In the middle of the campaign, a young female campaign worker is murdered, and the pattern of the crime fits two other recent murders of young women in the Pleasantville neighborhood. The murder is tragic, but political considerations overtake the investigation of the crime.
Former police chief Axel Hathorne is from Pleasantville. His opponent, District Attorney Wollcott, decides to prosecute Axe’s nephew Neal for the crime, based on extremely flimsy evidence. As Neal is his uncle’s campaign manager, it looks a lot like a cheap stunt to tank Axe in the upcoming runoff election.

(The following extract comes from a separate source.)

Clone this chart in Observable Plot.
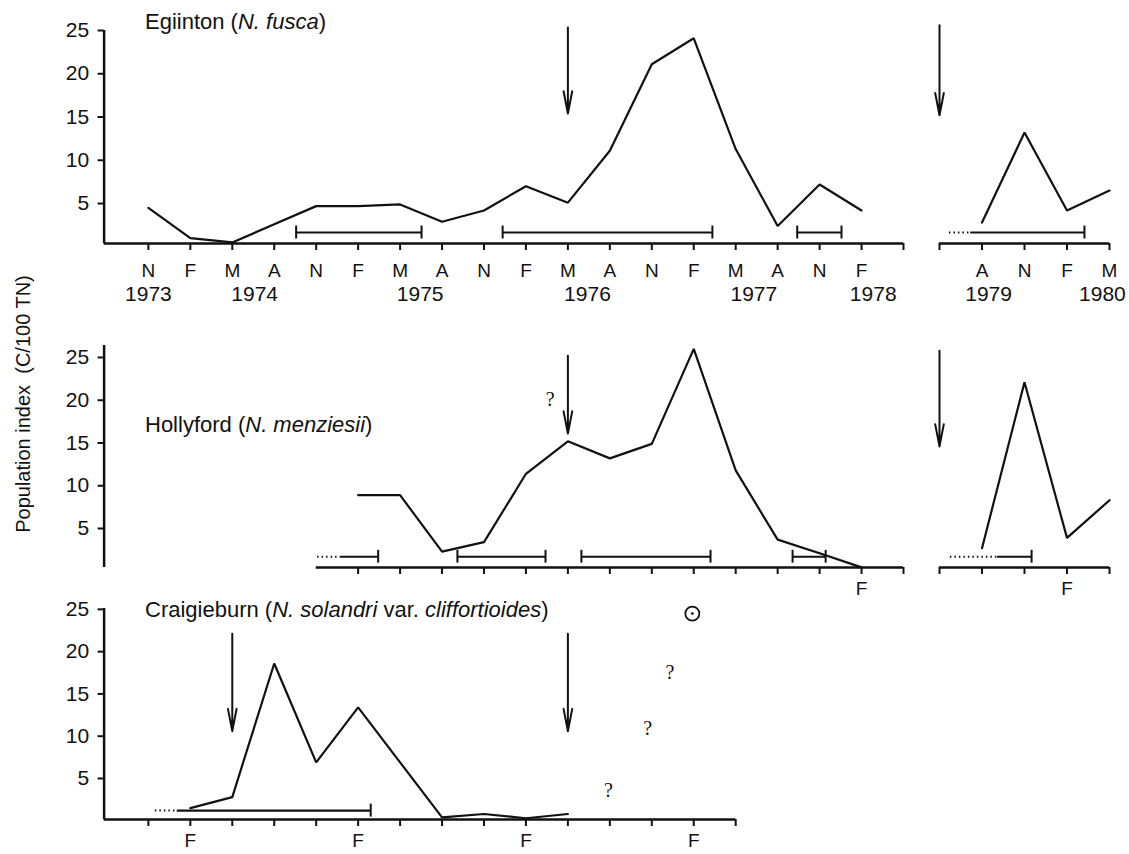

Jay takes Neal’s case. At first, simply because he is in the police station when Neal is brought in for questioning. A happenstance. The patriarch of the Hathorne family, Sam Hathorne, asks Jay to take the case for real when Neal is charged. Jay doesn’t trust Sam, doesn’t trust himself in a courtroom, but can’t manage to stop himself from taking up Neal’s case when it looks like he wasn’t just falsely accused, but falsely accused in order to finagle the outcome of the election.
But the case turns out to be much different than Jay imagined. Not because of the election angle, but because old Sam Hathorne, the unofficial mayor of Pleasantville, has committed many more and dirtier deals than anyone in his community imagined. He’s sacrificed everyone’s best interests in order to maintain his position as the shark in his particular goldfish bowl.
And Jay won’t let him get away with it any more than he’ll let the DA and her dirty tricks manager get away with pursuing a trumped up murder charge to steal an election.
Escape Rating A+: Pleasantville was even better than Black Water Rising. The story has just as many thrills and definitely chills, but the scope was larger and the chills further reaching. While Black Water Rising was about one man’s fight against corporate corruption, Pleasantville has a broader theme about the far reaching consequences of political corruption, and the short term memories of the electorate. It’s a story about the changing nature of one community, and how that change is reflected in the wider world.
The dirty tricks campaign against Alex Hathorne in Houston is intended as a precursor of the long-drawn-out fight that turned into the 2000 presidential election where our fate was decided in a courtroom. The manager of the dirty tricks in this Houston mayoral race moves on to bigger and better (or worse, depending on perspective) things as a manager of the Bush campaign in 2000. It’s easy to see a connection between this mayoral campaign and the Swift Boat deceptive advertising in the 2004 election.
But this story personalizes the political dirt by focusing on the bogus case against Neal Hathorne. Through the case of one young man who has an alibi for the time when the crime took place, we see how easy it is to obfuscate the facts in order to forward an agenda. The opponents didn’t need to convict him, they just needed to dirty his name for 30 days, long enough to win the election. That Jay is willing to do whatever it takes to thwart that ambition tells both him and the reader that he still has something left to live for, and still has something to give back to his community and his clients.
That he is unwilling to bury a difficult truth in order to keep the status quo in power shows that he is still an idealist after all. And those choices are what make him so fascinating to follow.